(Work to be completed): Identify the lines in the data below that contain "with" and give only how many there are.

(Stored records)
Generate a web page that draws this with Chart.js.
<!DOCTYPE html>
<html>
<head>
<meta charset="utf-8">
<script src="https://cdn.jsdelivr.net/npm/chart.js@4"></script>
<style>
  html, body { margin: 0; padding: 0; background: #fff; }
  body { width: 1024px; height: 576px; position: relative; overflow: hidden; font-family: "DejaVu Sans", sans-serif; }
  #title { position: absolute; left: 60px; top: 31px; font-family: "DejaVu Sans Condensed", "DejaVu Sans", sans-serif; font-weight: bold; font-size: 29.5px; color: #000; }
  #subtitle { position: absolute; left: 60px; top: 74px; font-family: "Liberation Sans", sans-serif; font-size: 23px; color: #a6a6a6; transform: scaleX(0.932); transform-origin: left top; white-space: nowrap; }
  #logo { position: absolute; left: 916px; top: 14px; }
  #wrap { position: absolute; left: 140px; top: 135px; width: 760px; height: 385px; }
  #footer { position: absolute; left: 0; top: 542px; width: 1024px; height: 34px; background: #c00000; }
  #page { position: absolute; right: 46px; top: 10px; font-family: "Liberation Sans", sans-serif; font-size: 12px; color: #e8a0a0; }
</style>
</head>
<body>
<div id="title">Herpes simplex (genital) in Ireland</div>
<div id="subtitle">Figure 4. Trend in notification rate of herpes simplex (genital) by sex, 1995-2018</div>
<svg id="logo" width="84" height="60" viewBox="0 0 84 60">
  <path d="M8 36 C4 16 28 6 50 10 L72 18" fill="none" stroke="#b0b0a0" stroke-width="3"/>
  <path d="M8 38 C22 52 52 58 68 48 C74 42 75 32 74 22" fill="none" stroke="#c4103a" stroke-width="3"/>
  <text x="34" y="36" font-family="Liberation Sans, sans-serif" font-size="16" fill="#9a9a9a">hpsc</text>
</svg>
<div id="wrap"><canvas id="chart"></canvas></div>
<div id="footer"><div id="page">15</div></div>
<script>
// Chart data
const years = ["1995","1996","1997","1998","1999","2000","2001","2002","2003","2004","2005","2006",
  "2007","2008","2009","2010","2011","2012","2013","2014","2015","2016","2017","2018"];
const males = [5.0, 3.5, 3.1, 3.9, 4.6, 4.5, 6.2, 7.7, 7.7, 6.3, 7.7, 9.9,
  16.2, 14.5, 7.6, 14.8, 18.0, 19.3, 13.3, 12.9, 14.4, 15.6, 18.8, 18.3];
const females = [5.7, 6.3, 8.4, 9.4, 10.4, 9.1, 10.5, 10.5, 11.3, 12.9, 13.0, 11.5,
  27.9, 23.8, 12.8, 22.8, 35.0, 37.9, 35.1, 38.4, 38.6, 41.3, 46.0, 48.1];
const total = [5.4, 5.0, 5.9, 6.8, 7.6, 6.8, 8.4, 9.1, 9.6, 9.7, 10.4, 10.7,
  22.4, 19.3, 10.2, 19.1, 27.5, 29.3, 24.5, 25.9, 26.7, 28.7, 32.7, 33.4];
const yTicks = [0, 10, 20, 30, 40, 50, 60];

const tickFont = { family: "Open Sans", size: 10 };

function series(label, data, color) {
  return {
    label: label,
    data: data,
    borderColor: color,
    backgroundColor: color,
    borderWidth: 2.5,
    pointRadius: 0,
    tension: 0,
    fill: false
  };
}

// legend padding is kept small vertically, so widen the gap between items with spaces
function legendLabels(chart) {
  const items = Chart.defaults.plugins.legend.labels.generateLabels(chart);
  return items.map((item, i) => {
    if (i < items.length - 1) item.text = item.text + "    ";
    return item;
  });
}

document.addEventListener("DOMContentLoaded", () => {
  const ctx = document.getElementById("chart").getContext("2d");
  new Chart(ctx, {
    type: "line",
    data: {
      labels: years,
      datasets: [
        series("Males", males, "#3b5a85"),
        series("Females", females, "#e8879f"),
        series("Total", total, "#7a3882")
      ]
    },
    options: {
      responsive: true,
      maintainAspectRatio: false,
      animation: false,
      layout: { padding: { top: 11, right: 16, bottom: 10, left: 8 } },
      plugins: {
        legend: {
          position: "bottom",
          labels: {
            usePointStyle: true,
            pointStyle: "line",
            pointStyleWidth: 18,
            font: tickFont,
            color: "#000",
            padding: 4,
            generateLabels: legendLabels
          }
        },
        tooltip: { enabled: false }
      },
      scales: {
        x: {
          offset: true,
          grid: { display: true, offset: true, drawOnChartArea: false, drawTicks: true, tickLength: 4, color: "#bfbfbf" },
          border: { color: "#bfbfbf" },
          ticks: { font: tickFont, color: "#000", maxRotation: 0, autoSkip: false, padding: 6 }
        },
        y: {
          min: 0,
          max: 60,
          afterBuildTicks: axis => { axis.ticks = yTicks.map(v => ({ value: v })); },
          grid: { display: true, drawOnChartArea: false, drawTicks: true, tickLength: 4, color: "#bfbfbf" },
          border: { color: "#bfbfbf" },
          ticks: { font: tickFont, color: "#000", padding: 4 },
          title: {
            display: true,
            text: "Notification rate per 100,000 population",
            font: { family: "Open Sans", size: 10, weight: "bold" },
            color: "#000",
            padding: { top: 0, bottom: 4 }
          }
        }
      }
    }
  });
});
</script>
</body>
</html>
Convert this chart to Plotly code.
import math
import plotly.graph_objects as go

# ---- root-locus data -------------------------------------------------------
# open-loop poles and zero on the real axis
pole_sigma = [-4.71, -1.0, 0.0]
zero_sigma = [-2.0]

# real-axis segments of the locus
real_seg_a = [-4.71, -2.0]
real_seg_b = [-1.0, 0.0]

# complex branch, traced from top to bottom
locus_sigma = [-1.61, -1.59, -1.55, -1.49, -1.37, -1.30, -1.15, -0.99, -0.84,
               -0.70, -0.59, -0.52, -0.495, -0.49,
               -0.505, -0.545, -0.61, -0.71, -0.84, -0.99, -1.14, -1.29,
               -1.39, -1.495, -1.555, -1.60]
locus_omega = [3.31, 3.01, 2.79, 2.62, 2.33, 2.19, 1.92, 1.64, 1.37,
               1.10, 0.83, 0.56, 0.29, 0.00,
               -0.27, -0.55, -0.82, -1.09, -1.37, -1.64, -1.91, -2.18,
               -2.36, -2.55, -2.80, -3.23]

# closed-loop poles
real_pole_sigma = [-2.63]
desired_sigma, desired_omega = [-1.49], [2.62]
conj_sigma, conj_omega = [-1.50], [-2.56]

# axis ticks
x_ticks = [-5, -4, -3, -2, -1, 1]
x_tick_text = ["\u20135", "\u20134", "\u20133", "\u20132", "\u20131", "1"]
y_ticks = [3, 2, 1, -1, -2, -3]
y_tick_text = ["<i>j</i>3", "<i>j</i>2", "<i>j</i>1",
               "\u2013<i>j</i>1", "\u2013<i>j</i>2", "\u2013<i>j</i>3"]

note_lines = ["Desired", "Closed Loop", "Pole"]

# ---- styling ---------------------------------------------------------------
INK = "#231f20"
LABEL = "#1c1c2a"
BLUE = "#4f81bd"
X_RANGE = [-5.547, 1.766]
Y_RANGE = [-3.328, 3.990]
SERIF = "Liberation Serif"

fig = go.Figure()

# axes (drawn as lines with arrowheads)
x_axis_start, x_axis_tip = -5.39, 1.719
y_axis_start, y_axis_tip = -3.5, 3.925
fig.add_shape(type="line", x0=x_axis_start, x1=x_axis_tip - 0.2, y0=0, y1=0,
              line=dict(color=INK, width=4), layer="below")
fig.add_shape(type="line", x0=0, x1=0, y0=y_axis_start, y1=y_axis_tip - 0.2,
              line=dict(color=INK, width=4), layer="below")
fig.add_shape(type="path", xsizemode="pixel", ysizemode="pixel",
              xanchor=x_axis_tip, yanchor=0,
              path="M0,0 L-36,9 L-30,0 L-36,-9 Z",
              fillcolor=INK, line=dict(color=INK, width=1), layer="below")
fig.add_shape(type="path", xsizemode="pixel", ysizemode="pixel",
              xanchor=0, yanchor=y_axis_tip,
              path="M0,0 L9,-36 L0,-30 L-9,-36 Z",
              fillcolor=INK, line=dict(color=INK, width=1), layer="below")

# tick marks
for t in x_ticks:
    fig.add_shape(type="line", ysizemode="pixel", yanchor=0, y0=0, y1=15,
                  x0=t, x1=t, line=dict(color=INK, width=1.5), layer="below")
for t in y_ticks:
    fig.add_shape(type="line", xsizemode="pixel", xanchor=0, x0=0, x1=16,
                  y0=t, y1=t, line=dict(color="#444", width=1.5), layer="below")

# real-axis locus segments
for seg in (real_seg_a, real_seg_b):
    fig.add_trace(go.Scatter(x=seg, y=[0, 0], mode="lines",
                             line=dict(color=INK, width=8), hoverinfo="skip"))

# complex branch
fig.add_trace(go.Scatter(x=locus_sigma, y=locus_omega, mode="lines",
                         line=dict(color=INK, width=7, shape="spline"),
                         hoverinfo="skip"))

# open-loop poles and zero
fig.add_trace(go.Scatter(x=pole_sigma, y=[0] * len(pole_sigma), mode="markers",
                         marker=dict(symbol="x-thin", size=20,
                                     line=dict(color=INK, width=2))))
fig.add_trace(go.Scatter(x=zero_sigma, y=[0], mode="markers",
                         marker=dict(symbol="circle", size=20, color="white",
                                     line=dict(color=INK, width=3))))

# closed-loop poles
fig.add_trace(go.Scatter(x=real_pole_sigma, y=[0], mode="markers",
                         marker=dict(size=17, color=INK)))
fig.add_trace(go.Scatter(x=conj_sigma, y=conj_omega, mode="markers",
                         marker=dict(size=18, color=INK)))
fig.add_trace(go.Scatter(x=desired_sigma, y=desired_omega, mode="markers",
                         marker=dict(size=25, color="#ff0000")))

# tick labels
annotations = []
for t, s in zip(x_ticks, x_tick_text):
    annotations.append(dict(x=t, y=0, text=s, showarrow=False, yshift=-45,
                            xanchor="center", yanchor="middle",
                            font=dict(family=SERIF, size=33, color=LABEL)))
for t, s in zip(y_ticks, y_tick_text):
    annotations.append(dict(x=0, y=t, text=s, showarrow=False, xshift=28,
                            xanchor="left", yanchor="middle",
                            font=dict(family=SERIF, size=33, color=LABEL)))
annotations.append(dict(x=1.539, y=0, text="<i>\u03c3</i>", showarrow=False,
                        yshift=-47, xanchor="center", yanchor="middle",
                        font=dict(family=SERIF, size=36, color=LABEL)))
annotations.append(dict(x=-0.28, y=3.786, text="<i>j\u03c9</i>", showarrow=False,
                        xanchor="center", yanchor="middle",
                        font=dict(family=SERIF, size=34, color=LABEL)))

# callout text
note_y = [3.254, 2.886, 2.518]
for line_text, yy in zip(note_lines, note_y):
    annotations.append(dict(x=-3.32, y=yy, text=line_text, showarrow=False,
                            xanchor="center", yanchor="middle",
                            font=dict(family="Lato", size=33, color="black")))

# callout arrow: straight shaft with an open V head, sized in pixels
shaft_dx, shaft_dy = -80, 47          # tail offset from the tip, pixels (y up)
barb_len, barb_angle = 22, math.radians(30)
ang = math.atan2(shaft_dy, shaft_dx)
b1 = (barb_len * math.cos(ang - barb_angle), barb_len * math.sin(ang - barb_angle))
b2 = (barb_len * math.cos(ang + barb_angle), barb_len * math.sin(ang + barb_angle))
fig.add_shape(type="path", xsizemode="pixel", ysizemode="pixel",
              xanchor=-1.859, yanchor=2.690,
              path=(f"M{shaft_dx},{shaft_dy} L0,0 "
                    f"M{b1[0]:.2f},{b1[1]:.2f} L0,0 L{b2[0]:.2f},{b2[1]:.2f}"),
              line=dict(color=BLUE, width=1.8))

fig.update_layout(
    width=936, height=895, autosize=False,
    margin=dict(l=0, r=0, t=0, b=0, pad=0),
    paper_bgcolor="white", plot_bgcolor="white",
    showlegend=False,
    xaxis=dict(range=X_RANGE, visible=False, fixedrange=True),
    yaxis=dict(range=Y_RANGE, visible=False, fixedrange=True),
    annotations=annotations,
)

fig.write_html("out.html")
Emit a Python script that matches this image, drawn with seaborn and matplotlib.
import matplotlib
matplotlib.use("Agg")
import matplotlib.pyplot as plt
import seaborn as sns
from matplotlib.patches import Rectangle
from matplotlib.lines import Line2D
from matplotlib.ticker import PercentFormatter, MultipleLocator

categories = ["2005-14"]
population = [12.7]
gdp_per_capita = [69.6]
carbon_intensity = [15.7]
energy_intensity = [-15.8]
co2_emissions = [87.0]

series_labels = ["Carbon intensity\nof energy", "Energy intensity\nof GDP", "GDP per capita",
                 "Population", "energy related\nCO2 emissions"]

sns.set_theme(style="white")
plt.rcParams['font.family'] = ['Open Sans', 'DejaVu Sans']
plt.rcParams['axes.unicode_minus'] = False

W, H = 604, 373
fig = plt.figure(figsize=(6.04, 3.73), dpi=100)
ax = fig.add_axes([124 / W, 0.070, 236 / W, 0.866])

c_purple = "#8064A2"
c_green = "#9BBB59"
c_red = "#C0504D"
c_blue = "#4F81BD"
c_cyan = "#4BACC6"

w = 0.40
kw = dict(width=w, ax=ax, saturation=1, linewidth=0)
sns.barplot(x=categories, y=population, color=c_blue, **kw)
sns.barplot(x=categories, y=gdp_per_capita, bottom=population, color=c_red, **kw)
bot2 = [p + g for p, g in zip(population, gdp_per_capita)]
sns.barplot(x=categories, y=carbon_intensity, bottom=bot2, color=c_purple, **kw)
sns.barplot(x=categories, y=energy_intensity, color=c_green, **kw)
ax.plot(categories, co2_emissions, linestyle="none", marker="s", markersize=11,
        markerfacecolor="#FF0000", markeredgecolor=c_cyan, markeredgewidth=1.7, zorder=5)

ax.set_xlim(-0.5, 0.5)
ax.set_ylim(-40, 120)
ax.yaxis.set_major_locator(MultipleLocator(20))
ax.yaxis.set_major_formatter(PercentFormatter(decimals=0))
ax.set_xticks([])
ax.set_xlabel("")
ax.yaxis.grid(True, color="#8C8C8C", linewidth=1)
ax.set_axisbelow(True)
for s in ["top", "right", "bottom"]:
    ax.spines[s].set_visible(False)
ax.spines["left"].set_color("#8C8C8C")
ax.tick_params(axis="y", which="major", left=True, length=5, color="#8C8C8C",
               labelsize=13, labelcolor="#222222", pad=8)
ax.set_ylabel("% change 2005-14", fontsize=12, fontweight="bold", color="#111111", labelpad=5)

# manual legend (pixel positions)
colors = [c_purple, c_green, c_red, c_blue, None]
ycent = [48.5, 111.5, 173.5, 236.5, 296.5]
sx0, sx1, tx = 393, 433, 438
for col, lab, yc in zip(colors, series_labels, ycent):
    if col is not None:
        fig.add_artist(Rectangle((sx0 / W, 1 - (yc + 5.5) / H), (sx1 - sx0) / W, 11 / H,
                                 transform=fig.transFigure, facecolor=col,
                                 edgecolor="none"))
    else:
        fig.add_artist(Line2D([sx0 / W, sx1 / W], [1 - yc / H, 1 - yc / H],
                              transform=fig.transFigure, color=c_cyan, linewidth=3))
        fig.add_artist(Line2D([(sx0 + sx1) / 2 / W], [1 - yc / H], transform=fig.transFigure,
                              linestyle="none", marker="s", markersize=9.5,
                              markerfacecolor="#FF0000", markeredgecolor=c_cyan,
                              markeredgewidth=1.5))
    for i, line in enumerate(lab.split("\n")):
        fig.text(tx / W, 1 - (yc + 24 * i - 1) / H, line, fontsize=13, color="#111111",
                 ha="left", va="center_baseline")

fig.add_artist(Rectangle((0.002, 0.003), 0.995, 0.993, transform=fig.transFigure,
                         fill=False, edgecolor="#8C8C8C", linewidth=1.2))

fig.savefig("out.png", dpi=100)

(Problem solution): 5